We begin our analysis by looking at the functions the plaintiff is empowered to perform. See Washington Research Project, Inc. v. Dept. of Health, Education Welfare, supra, 504 F.2d 238. The advocates' certification and confidentiality requirements are functionally similar to those required of lawyers acting as bond counsel. The advocates have expertise in helping the victims of family violence and function without day-to-day control by the state or other government agencies when working with victims referred by the court. Advocates have no decision-making authority. See id. Therefore, the professional standards and government regulations that the advocates are required to follow do not make the plaintiff the functional equivalent of government.

Finally, the commission argues that because the state may audit the plaintiff's budget and interview its staff and clients, that activity constitutes government regulation. This argument, too, falls short of the mark. The purpose of such government activity is to evaluate, not to control, the plaintiff's daily activity. See United States v. Orleans, supra, 425 U.S. 817-18. "[A] critical element in distinguishing [an agency] from either a contractor . . . or a grantee . . . was the federal government's `control [of] the detailed physical performance.'" Forsham v.

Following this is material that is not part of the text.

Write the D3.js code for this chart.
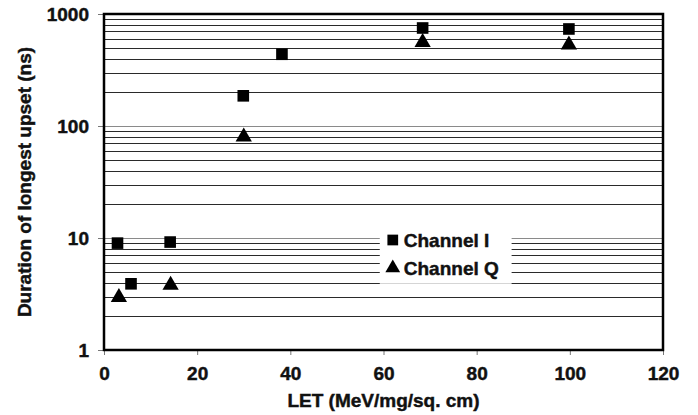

Califano, supra, 587 F.2d 1135. Because government does not have day-to-day involvement in the ongoing activities of the plaintiff, the third prong of the functional equivalent test is not met.

D

The parties agree that the plaintiff was not created by government and, thus, the fourth prong of the test is not met.

Balancing the four factors of the functional equivalent test, we hold that, in light of the reliable, probative and substantial evidence on the record as a whole and as a matter of law, the trial court properly concluded that the plaintiff is not a public agency.